Global Environment: Where to Next?

A conference in Paris took steps towards creating a UN body with powers for policing nations on environmental issues.

At the instigation of French President Jacques Chirac, a conference on global ecological governance was held in Paris, February 2 and 3. At “Citizens of the Earth,” sixty countries were represented by leaders from government, science, business, and non-governmental organizations, among which were Kenyan Nobel Peace Prize recipient Wangari Maatai, climatologist Jean Jouzel, Apple chairman Steve Jobs, and primatologist Jane Goodall.

Chirac pushed for a new UN environmental body to replace the existing UNEP, and which could evaluate ecological damage, point to countries guilty of it and police them. The proposal included making a safe and protected environment a fundamental human right. The Paris conference ended Saturday with 46 countries backing Chirac, including most of Europe and North Africa , Chile and Ecuador , Burkina Faso and Cambodia. Notably missing from the supporters were the United States, China, India, Russia and Brazil, some of the world’s largest polluters and emerging economies.

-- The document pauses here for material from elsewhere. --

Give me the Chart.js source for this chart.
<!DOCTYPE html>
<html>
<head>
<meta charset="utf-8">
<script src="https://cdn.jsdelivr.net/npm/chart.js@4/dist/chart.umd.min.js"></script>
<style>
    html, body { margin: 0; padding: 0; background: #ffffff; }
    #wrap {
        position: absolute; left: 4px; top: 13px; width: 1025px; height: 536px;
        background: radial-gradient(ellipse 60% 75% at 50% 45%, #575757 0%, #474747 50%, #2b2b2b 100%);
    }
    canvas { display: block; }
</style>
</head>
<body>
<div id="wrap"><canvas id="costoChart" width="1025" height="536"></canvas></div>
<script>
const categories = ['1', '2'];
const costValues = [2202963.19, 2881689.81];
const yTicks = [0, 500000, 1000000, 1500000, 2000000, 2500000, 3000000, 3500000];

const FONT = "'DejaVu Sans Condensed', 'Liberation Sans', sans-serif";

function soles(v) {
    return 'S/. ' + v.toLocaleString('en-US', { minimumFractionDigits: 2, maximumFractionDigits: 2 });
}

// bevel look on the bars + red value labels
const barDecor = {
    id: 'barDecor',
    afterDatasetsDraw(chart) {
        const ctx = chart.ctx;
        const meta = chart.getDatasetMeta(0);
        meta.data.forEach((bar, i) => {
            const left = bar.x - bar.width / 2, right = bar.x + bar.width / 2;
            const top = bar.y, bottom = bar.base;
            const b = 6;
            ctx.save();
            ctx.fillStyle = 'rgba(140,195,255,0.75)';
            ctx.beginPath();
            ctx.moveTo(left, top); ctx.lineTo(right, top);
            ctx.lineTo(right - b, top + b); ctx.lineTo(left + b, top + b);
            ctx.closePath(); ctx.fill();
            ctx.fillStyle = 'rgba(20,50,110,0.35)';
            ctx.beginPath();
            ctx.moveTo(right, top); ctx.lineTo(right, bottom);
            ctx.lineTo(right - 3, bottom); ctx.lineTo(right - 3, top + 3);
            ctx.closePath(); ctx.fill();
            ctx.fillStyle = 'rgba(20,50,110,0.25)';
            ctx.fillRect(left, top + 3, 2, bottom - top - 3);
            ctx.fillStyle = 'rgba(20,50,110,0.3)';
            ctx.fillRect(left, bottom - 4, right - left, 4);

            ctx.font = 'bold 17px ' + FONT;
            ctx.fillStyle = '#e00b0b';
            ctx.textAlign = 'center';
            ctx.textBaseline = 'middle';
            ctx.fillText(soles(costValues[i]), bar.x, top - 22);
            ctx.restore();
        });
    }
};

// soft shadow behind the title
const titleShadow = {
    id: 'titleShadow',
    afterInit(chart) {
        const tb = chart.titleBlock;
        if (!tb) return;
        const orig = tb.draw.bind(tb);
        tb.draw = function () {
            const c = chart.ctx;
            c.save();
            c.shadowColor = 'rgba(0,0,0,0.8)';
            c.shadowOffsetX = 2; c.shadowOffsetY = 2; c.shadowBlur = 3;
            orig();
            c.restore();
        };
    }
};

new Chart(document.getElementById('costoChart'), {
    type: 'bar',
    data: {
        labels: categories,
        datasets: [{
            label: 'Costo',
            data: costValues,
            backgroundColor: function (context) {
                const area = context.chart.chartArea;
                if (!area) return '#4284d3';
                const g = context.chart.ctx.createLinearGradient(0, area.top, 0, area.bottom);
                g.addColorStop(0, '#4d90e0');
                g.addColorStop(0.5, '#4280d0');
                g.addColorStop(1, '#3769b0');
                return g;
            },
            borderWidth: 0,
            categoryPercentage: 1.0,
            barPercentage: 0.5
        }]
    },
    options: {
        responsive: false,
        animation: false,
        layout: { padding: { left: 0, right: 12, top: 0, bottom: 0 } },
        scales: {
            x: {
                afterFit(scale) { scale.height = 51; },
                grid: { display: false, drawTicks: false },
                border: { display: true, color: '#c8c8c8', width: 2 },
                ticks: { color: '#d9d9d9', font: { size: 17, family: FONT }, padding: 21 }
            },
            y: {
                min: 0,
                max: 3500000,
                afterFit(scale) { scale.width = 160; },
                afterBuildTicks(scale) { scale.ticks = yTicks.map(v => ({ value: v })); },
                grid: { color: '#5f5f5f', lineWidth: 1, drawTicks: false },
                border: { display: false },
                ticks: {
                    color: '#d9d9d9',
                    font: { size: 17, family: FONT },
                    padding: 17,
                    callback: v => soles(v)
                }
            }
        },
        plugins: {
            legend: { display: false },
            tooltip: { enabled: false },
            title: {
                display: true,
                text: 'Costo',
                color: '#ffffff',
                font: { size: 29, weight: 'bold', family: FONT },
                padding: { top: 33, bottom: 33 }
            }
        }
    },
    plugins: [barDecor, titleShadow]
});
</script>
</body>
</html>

The conference took place at the same time as the UN’s Intergovernmental Panel on Climate Change (IPCC) which delivered a bleak report blaming humans and their carbon pollution for severe global warming and issuing a warning that this phenomenon will likely continue for a thousand years.

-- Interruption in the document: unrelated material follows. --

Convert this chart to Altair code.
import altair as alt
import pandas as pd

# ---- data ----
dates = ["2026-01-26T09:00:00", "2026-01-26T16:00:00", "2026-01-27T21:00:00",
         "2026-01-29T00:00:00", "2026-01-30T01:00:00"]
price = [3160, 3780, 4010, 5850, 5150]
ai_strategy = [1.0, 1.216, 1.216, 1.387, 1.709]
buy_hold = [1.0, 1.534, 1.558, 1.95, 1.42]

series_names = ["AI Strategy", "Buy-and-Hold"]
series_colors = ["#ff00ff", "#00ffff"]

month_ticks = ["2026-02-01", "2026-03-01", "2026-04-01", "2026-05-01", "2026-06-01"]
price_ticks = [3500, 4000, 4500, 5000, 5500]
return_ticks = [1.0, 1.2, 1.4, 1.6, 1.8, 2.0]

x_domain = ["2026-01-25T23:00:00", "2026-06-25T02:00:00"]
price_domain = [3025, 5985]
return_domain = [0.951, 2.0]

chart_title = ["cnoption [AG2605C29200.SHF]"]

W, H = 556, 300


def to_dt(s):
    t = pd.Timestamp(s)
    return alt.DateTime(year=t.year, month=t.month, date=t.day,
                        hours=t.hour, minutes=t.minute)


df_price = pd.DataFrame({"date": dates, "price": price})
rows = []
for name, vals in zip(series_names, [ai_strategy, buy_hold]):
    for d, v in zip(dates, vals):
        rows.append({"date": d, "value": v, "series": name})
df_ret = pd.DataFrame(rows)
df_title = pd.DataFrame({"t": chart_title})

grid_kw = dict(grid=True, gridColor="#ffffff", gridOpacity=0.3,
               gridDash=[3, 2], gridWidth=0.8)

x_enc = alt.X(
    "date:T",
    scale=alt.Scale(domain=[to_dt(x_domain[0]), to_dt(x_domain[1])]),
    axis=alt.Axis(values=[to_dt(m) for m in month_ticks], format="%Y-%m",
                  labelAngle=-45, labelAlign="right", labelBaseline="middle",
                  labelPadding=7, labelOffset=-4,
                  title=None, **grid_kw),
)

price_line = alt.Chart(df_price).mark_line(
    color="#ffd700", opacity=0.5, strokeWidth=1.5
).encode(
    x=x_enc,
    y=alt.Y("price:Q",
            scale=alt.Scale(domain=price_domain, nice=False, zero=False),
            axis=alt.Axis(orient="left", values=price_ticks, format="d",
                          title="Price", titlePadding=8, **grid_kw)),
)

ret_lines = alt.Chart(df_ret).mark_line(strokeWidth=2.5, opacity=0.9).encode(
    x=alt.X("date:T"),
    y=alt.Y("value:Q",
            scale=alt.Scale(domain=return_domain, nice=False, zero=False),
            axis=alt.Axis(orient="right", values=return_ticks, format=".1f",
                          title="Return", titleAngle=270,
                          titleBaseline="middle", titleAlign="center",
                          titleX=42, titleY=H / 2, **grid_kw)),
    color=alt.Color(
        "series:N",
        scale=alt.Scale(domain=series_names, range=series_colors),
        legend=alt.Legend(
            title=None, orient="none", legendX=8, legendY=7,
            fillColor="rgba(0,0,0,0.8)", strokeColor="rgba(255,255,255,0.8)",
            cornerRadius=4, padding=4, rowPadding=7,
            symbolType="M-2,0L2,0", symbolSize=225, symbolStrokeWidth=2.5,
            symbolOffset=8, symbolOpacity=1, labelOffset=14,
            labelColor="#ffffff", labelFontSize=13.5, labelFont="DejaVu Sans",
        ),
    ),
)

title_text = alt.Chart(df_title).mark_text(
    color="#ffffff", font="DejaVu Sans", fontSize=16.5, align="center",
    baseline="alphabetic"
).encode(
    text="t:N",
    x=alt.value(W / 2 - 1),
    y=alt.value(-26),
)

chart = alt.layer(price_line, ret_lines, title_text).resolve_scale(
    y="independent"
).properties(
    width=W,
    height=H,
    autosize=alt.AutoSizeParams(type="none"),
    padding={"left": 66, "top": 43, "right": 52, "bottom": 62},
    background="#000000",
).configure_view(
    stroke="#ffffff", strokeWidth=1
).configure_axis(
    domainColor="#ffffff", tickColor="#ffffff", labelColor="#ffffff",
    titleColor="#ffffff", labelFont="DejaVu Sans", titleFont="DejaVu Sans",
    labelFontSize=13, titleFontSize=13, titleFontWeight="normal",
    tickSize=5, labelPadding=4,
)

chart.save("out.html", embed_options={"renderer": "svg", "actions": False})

Exactly how this new proposed body would go about enforcing environmental agreements is unclear. Several of the leaders present pointed to the failure of environmental agreements and institutions to create real change. The guidelines put forward by the 1997 Kyoto Protocol have failed to be met by several of the countries who ratified it. One of the world’s largest polluters, the United States, never even endorsed this pact. Alternative proposals suggested at the conference included expanding the powers of the existing U.N. Environment Program, taxing governments and businesses for actions that hurt the environment and labelling products according to how ecological they are. Chirac himself has suggested that American exports could be taxed for carbon, if the U.S. does not sign global climate accords. Typically, Washington has made the argument that any measures proposed to reduce global warming should not come at the expense of economic growth.

The first meeting of those countries backing the Chirac´s proposal will take place in Morocco.

This article was published Tuesday, February 6, 2007.